I agree, we are free to act selfishly or considerately, as the situation allows. The absence of any “moral truth” does not imply that we always act selfishly. We can act according to our social instincts, our character, our dispositions, our upbringing or whatever.

Generally, but not always, it is in our interests to act altruistically or considerately. It is mutually beneficial if others do the same, so selfishness and altruism are not entirely distinct.

It is like a social contract. The classical English liberal philosophers proposed as much after the Civil War as a justification for, or at least an invitation to, social order in the absence of any divine right of rulers or any supernaturally endorsed social order. A basic respect for law, and for each other, allows us all to pursue our own benefit.

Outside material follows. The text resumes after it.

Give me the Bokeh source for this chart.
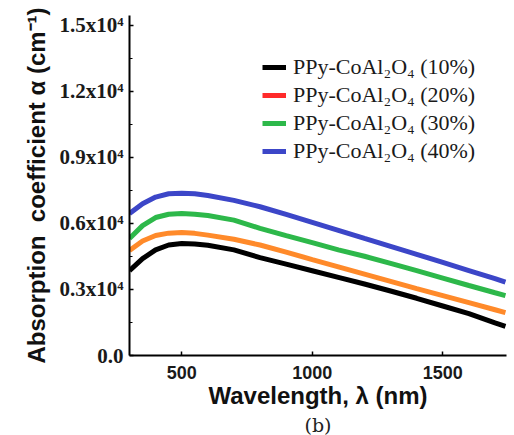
from bokeh.plotting import figure
from bokeh.models import (Range1d, FixedTicker, CustomJSTickFormatter, Legend,
                          LegendItem, Title, ColumnDataSource)
from bokeh.embed import file_html
from bokeh.resources import INLINE

# ---- data (absorption coefficient in units of 10^4 cm^-1) ----
wavelength = [300, 350, 400, 450, 500, 550, 600, 700, 800, 900, 1000, 1100,
              1200, 1300, 1400, 1500, 1600, 1700, 1740]
ppy_10 = [0.386, 0.440, 0.480, 0.502, 0.509, 0.507, 0.501, 0.480, 0.445, 0.415,
          0.385, 0.355, 0.325, 0.293, 0.260, 0.225, 0.190, 0.148, 0.132]
ppy_20 = [0.477, 0.520, 0.545, 0.556, 0.559, 0.555, 0.547, 0.528, 0.502, 0.470,
          0.436, 0.403, 0.370, 0.337, 0.304, 0.272, 0.240, 0.208, 0.195]
ppy_30 = [0.532, 0.590, 0.627, 0.642, 0.645, 0.642, 0.636, 0.615, 0.578, 0.545,
          0.513, 0.480, 0.451, 0.419, 0.386, 0.352, 0.318, 0.285, 0.272]
ppy_40 = [0.645, 0.690, 0.720, 0.735, 0.737, 0.735, 0.727, 0.705, 0.676, 0.641,
          0.605, 0.569, 0.532, 0.496, 0.460, 0.423, 0.386, 0.349, 0.333]

series_labels = ["PPy-CoAl\u2082O\u2084 (10%)", "PPy-CoAl\u2082O\u2084 (20%)",
                 "PPy-CoAl\u2082O\u2084 (30%)", "PPy-CoAl\u2082O\u2084 (40%)"]
x_ticks = [500, 1000, 1500]
y_ticks = [0.0, 0.3, 0.6, 0.9, 1.2, 1.5]
y_minor = [0.15, 0.45, 0.75, 1.05, 1.35]

curve_colors = ["#000000", "#ff8a2a", "#2db84a", "#3c46c8"]
legend_colors = ["#000000", "#ff2a2a", "#2db84a", "#3c46c8"]

p = figure(width=514, height=435, output_backend="svg", toolbar_location=None,
           x_range=Range1d(300, 1744), y_range=Range1d(0, 1.545),
           min_border_left=129, min_border_right=8, min_border_top=15,
           min_border_bottom=80)
p.outline_line_color = None
p.grid.visible = False

src = ColumnDataSource(dict(x=wavelength, a=ppy_10, b=ppy_20, c=ppy_30, d=ppy_40))
for col, colr in zip(["a", "b", "c", "d"], curve_colors):
    p.line("x", col, source=src, line_color=colr, line_width=5)

# legend (the 20% entry is drawn red in the original legend); proxies lie off-range
items = []
for lab, colr in zip(series_labels, legend_colors):
    r = p.line([0, 1], [-5, -5], line_color=colr, line_width=5)
    items.append(LegendItem(label=lab, renderers=[r]))
leg = Legend(items=items, location=(133, 190), border_line_color=None,
             background_fill_alpha=0, padding=0, margin=0, spacing=0,
             glyph_width=24, glyph_height=28, label_height=28, label_standoff=7,
             label_text_font="Liberation Serif", label_text_font_size="22px",
             label_text_color="#1a1a1a")
p.add_layout(leg, "center")

# axes
for ax in (p.xaxis[0], p.yaxis[0]):
    ax.axis_line_width = 2
    ax.axis_line_color = "#000000"
    ax.major_tick_in = 4
    ax.major_tick_out = 0
    ax.major_tick_line_width = 1.5
    ax.minor_tick_in = 3
    ax.minor_tick_out = 0
    ax.major_label_text_color = "#1a1a1a"
    ax.axis_label_text_color = "#111111"
    ax.axis_label_text_font_style = "bold"
    ax.axis_label_text_font = "Liberation Sans"

p.xaxis.ticker = FixedTicker(ticks=x_ticks)
p.xaxis.minor_tick_line_color = None
p.xaxis.major_label_text_font = "Liberation Sans"
p.xaxis.major_label_text_font_style = "bold"
p.xaxis.major_label_text_font_size = "18px"
p.xaxis.major_label_standoff = 10
p.xaxis.axis_label = "Wavelength, \u03bb (nm)"
p.xaxis.axis_label_text_font_size = "24px"
p.xaxis.axis_label_standoff = 0

p.yaxis.ticker = FixedTicker(ticks=y_ticks, minor_ticks=y_minor)
p.yaxis.formatter = CustomJSTickFormatter(
    code="return tick == 0 ? '0.0' : tick.toFixed(1) + 'x10\u2074';")
p.yaxis.major_label_text_font = "Liberation Serif"
p.yaxis.major_label_text_font_style = "bold"
p.yaxis.major_label_text_font_size = "21px"
p.yaxis.major_label_standoff = 6
p.yaxis.axis_label = "Absorption\u00a0\u00a0coefficient \u03b1 (cm\u207b\u00b9)"
p.yaxis.axis_label_text_font_size = "24px"
p.yaxis.axis_label_standoff = 6

p.add_layout(Title(text="(b)", align="center", text_font="DejaVu Serif",
                   text_font_size="19px", text_font_style="normal",
                   text_color="#222222", standoff=0), "below")

open("out.html", "w").write(file_html(p, INLINE))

We can do all of that as a free act without any claim to “absolute and eternal moral truth”, and as you say we can act in a considered and prudent social manner with a long term view. We do not “have” to but we are free to do so and it is generally mutually beneficial.

Hana Jinks

24th June 2019 at 10:26 am

God told Adam and Eve not ot eat of The Tree of Life, nor of The Tree of the Knowledge of Good and Evil. Eve eating of the latter has meant that mankind has been able to decide for ourselves what constitutes good or evil, as opposed to seeking God for our guidance on such things.

Winston Stanley

24th June 2019 at 2:15 pm

Yep, and as the Pratchett joke goes, I cannot see what is wrong with knowing the difference between good and evil anyway.

Winston Stanley

24th June 2019 at 2:30 pm

And why we should be punished for disobedience, with hard labour and a death sentence, when we did not know the difference between good and evil is anyone’s guess. God got angry with his pets? And only God knows why we should all be punished for something that Adam did. Maybe God needs to eat some of those apples.

Steve Roberts

24th June 2019 at 6:27 pm

Have you ever tried judgementalism ? No not the judgementalism that concludes we ought not to have any, all is relative,do not fear moral relativism type, but the more humanist one making judgements, taking decisions, been responsible,using ones will and that we may regard it as the moral truth, our agency, taking responsibility and that terrible thing called making a moral stance , deciding what you have concluded is right as opposed to someone else’s position that one considers wrong, yes a belief in ones position been the moral truth, if you like, on a particular issue.
Or one could retreat into to an intellectualising claim of moral relativism which frankly contains a huge dose of moral cowardice .

Thomas Smith

24th June 2019 at 10:32 pm

I think you’re making a mountain out of a molehill. All Brendan is saying is that scientific issues must be evaluated democratically, rather than technocratically. Your talk about him supporting the 10 commandments is just a lot of bunk. it’s a canard you are creating.

Jody Taylor

23rd June 2019 at 10:29 pm

I disagree that “the Left still matters”.